Já o meio ambiente brasileiro tem ampla visibilidade no mundo, principalmente por conta das preocupações com biomas sensíveis como a Amazônia e o Pantanal. Aqui o Brasil é reconhecido como potência ambiental, mas atacado pela quantidade de queimadas e desmatamentos – e seu impacto na mudança do clima –, além de invasões de terras indígenas e devolutas, do crescimento de monoculturas como soja e outros supostos males.

continua após a publicidade

Enquanto a opinião global sobre o agro brasileiro é restrita e localizada, no caso do meio ambiente ela é ampla e generalizada. Sabemos que boa parte das críticas negativas tem mais que ver com “percepções” do que com “fatos”, a exemplo do cenário apocalíptico que foi disseminado após as queimadas do ano passado. Mas é fato que o assunto tomou conta da opinião pública internacional e hoje está solidamente presente nos organismos multilaterais, no discurso de governos e nas escolas de ensino fundamental de todo o mundo.

Nos últimos tempos o tema ambiental também entrou de vez na agenda das grandes empresas e do sistema financeiro internacional, como vimos na última reunião do Fórum Econômico Mundial, em Davos. E o Brasil perdeu protagonismo na agenda da sustentabilidade, após duas décadas de avanços importantes na redução do desmatamento, de compromissos com o clima e de diversificação para energias renováveis.

Infelizmente, o que temos realmente visto no nosso mundo hiperconectado é um debate de surdos do tipo “nós contra eles”, decorrente de hoje participarmos de redes sociais formadas por pessoas que basicamente pensam como a gente.

continua após a publicidade

Nesse sentido me parece um equívoco insistir no autoelogio para plateias limitadas e catequizadas. Ou, ainda, insistir em afirmações do tipo “somos os mais sustentáveis do mundo na agricultura”, mesmo que isso fosse verdade. Eu prefiro o caminho de assumir nossos avanços e os nossos problemas com mais modéstia, encarando, sem subterfúgios, o diálogo com quem pensa de forma diferente, principalmente no exterior.

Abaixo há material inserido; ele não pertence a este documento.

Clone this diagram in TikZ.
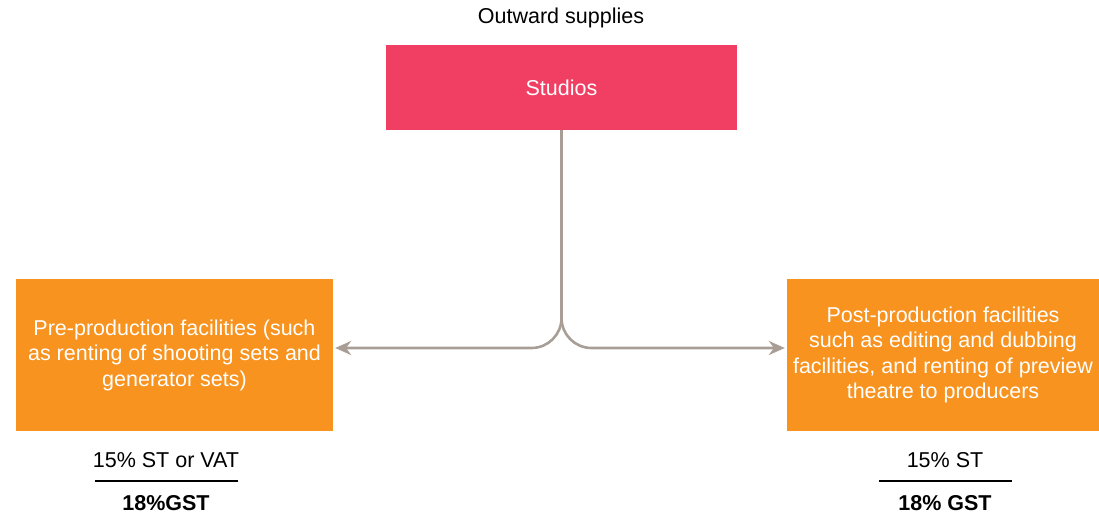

Aliás, pensar diferente não deveria ser um problema. Empresas que atuam junto aos produtores entendem melhor a realidade agrícola do que as que atuam na ponta do consumidor. No universo heterogêneo das ONGs, há várias delas que trabalham há anos com produtores rurais brasileiros e têm feito defesas impecáveis da sustentabilidade da nossa agricultura no exterior. Governos europeus criticam o Brasil nessa área muito mais do que governos asiáticos, mas são estes últimos que respondem por dois terços do que exportamos hoje e com quem mais temos de dialogar.

Em suma, o Brasil não deveria tomar posição contra o restante do mundo no tema ambiental. Ao contrário, é preciso formar alianças estratégicas em diversos níveis, reconhecer os problemas existentes, enfrentar perguntas difíceis, ampliar o diálogo e receber elogios dos outros, e não próprios.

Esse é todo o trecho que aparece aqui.